Lesbian Dad

Buy? Humbug!

[Happy first night of Hanukka, people!]

Okay, maybe Ebeneezer Scrooge was a bit cranky. And of course I don’t condone his (pre-conversion) obsession with commerce over compassion. But the Grinch, Scrooge’s Seussian counterpart, had a point. Sure, he took it all a bit too far, making children cry and such. But here’s another way to look at it: by attempting to hi-jack X-mas by making away with all its trappings, he set up Whoville (and himself) for the refreshing realization that holidays are not about the exchange of material goods, but rather what that exchange ostensibly represents.

I would have thought that’s how all holidays began, back in the sweet long ago, before capitalism/commercialism ruled the earth (and monarchies and despots ruled instead — I know, I know: there is no utopia, past or present). But Leigh Eric Schmidt, in Consumer Rites: The Buying and Selling of American Holidays, makes the point that many of the holidays we currently celebrate in the U.S. are only in our collective consciousnesses because of commercial interests:

…holiday celebrations were almost banished by Puritans and other religious reformers in the colonies but went on to be romanticized and reinvented in the nineteenth and twentieth centuries. Merchants and advertisers were crucial for the reimagining of the holidays, promoting them in a grand, carnivalesque manner, which could include gargantuan fruit cakes, masked Santa Clauses, and exploding valentines. (from the publisher’s notes about the book)

Now, of course, it’s all big business. Or if not all of it, a lot of it. Want to know how big? Look at some holiday sales figures from a few years back, collected by the U.S. Census bureau. Or keep abreast of this season’s trends via the Wall Street Journal’s Holiday Sales News Tracker. Yep, you read right, the Holiday Sales News Tracker. Here in the U.S., observers of other wintertime holidays — Hanukkah and Eid-al-Adha and the Solstice and Kwanzaa — are vastly outnumbered by those who observe Christmas. But my guess is that, were the numbers reversed, we’d find those holidays just as commercially doused as Christmas now is. Just a hunch.

To one such as myself who is both anti-commercialism and on an austere budget, the “Buy Nothing Christmas” Adbusters campaign holds great appeal. And as one who dearly wishes that her kids will have a planet to sit around on in another fifty years, celebrating whatever holidays they want, the idea of limiting consumption also holds great appeal. So in the spirit of authentic holiday cheer, I offer up some alternatives to a consumerist holiday season:

    • Adbusters’ Buy Nothing Christmas, your one-stop no-shop info shop.

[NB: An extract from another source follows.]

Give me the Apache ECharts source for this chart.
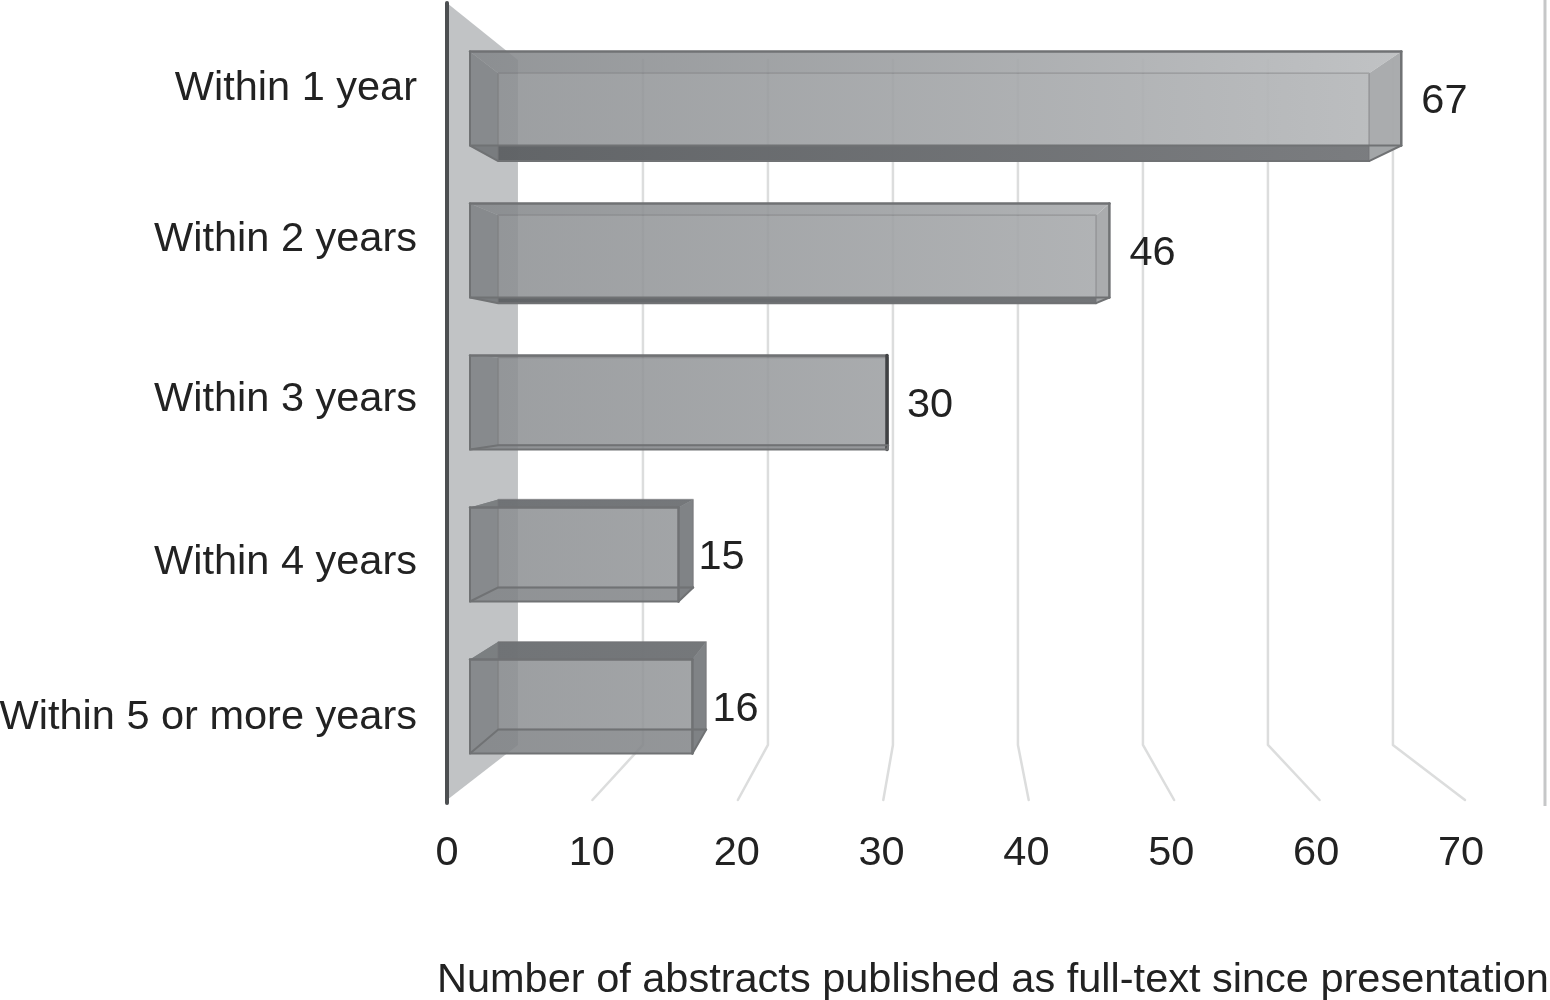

    • New American Dream’s Holiday Tips for Parents. New American Dream promotes “conscious consumerism,” clarifying the ecological impact of over-consumption and providing ample resources for folks to forge alternative paths.

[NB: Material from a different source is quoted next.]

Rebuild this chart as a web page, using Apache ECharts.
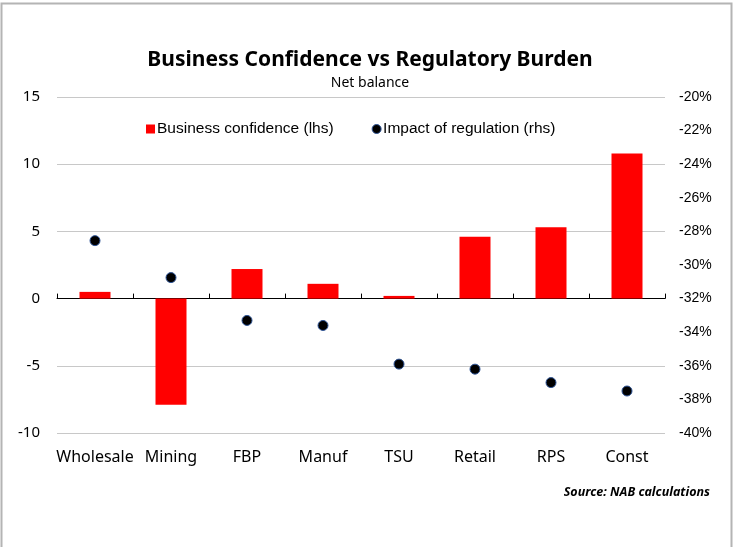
<!DOCTYPE html>
<html lang="en">
<head>
  <meta charset="UTF-8">
  <title>Business Confidence vs Regulatory Burden</title>
  <script src="https://cdn.jsdelivr.net/npm/echarts@6/dist/echarts.min.js"></script>
  <style>
    html, body { margin: 0; padding: 0; background: #fff; }
  </style>
</head>
<body>
  <div id="chart" style="width:740px;height:547px;"></div>
</body>
</html>
<script type="text/javascript">
  // data
  let categories = ['Wholesale', 'Mining', 'FBP', 'Manuf', 'TSU', 'Retail', 'RPS', 'Const'];
  let confidence = [0.5, -7.9, 2.2, 1.1, 0.2, 4.6, 5.3, 10.8];        // lhs, net balance
  let regulation = [-28.55, -30.75, -33.3, -33.6, -35.9, -36.2, -37.0, -37.5]; // rhs, %
  let leftTicks = { min: -10, max: 15, interval: 5 };
  let rightTicks = { min: -40, max: -20, interval: 2 };

  let chart = echarts.init(document.getElementById('chart'));
  let humanist = 'Noto Sans';
  let arial = 'Liberation Sans';

  let option = {
    animation: false,
    backgroundColor: '#fff',
    title: [{
      text: 'Business Confidence vs Regulatory Burden',
      left: 'center',
      top: 45,
      textStyle: { fontFamily: humanist, fontWeight: 'bold', fontSize: 21, color: '#000' }
    }, {
      text: 'Net balance',
      left: 'center',
      top: 71,
      textStyle: { fontFamily: humanist, fontWeight: 'normal', fontSize: 14, color: '#000' }
    }],
    legend: {
      top: 116,
      left: 141,
      itemGap: 38,
      itemWidth: 9,
      itemHeight: 9,
      textStyle: { fontFamily: arial, fontSize: 15.5, color: '#000', padding: [0, 0, 0, -3] },
      data: [
        { name: 'Business confidence (lhs)', icon: 'rect' },
        { name: 'Impact of regulation (rhs)', icon: 'circle', itemStyle: { color: '#000', borderColor: '#2f5597', borderWidth: 1 } }
      ]
    },
    grid: { left: 57, right: 75, top: 97, bottom: 114 },
    xAxis: [{
      type: 'category',
      data: categories,
      axisLine: { onZero: true, onZeroAxisIndex: 0, lineStyle: { color: '#000', width: 1 } },
      // flipped so the ticks hang below the zero line
      axisTick: { show: true, inside: true, length: 5, lineStyle: { color: '#000' } },
      axisLabel: { show: false }
    }, {
      type: 'category',
      data: categories,
      position: 'bottom',
      axisLine: { show: false },
      axisTick: { show: false },
      axisLabel: { interval: 0, fontFamily: humanist, fontSize: 16, color: '#000', margin: 16 }
    }],
    yAxis: [{
      type: 'value',
      min: leftTicks.min,
      max: leftTicks.max,
      interval: leftTicks.interval,
      axisLine: { show: false },
      axisTick: { show: false },
      axisLabel: { fontFamily: humanist, fontSize: 15, color: '#000', margin: 17 },
      splitLine: { lineStyle: { color: '#c8c8c8', width: 1 } }
    }, {
      type: 'value',
      min: rightTicks.min,
      max: rightTicks.max,
      interval: rightTicks.interval,
      axisLine: { show: false },
      axisTick: { show: false },
      splitLine: { show: false },
      axisLabel: { fontFamily: arial, fontSize: 14, color: '#000', margin: 14, formatter: '{value}%' }
    }],
    series: [{
      name: 'Business confidence (lhs)',
      type: 'bar',
      xAxisIndex: 0,
      yAxisIndex: 0,
      barWidth: 31,
      itemStyle: { color: '#ff0000' },
      data: confidence
    }, {
      name: 'Impact of regulation (rhs)',
      type: 'scatter',
      xAxisIndex: 0,
      yAxisIndex: 1,
      symbol: 'circle',
      symbolSize: 10,
      itemStyle: { color: '#000', borderColor: '#2f5597', borderWidth: 1, opacity: 1 },
      data: regulation
    }],
    graphic: [{
      type: 'rect',
      shape: { x: 1.5, y: 3.5, width: 730, height: 560 },
      style: { fill: 'none', stroke: '#b4b4b4', lineWidth: 2 },
      silent: true
    }, {
      type: 'text',
      right: 30,
      top: 486,
      style: {
        text: 'Source: NAB calculations',
        font: 'italic bold 12.5px "Noto Sans"',
        fill: '#000'
      }
    }]
  };
  chart.setOption(option);
</script>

    • The Green Parent’s To Spend or Not to Spend. You be the judge.

    • If you must spend, The Green Parent offers a Holiday Gift List, filled with eco-friendly, low-impact holiday alternatives.

    • The New York Times covered eco-gift giving in this piece last month, “Jolly and Green, With an Agenda.”

    • Alternatives for Simple Living offers a catalog of ideas in a book Simplify and Celebrate (link to Powell’s page for the book), for people of Christian faith to reclaim various Christian holidays from commercialism. The organization started in 1973 as a protest against the commercialization of Christmas, and focuses on encouraging celebrations that reflect conscientious ways of living.

    • Consider “Eluding Happiness: A Buddhist Problem with Christmas,” Jess Row’s reflections on Slate a few years back, on the tangled mess of gift-giving.

    • In a recent blog post on the site for his Network for Spiritual Progressives, Rabbi Michael Lerner suggests we limit what we spend on gifts for children for Hanukkah and Christmas, and instead spend something more precious — time — on people in our lives:

    Send your entire guest list a copy of this article and then offer them four hours of your time—to provide childcare so they can go out for an afternoon or evening, to paint their apartment or house, to shovel their snow or help them with gardening, to teach them or their children some skill of yours, to do shopping or errands for them, to help them clean their garage or arrange their papers or books, and you can think of much more.

    Yeah, now we’re talkin’. You want a gauntlet, now that’s a gauntlet.

I leave us now with the deathless words of the big G himself, from Dr. Seuss’ How The Grinch Stole Christmas:

And he puzzled three hours, till his puzzler was sore. Then the Grinch thought of something he hadn’t before! “Maybe Christmas,” he thought, “doesn’t come from a store. Maybe Christmas perhaps means a little bit more!”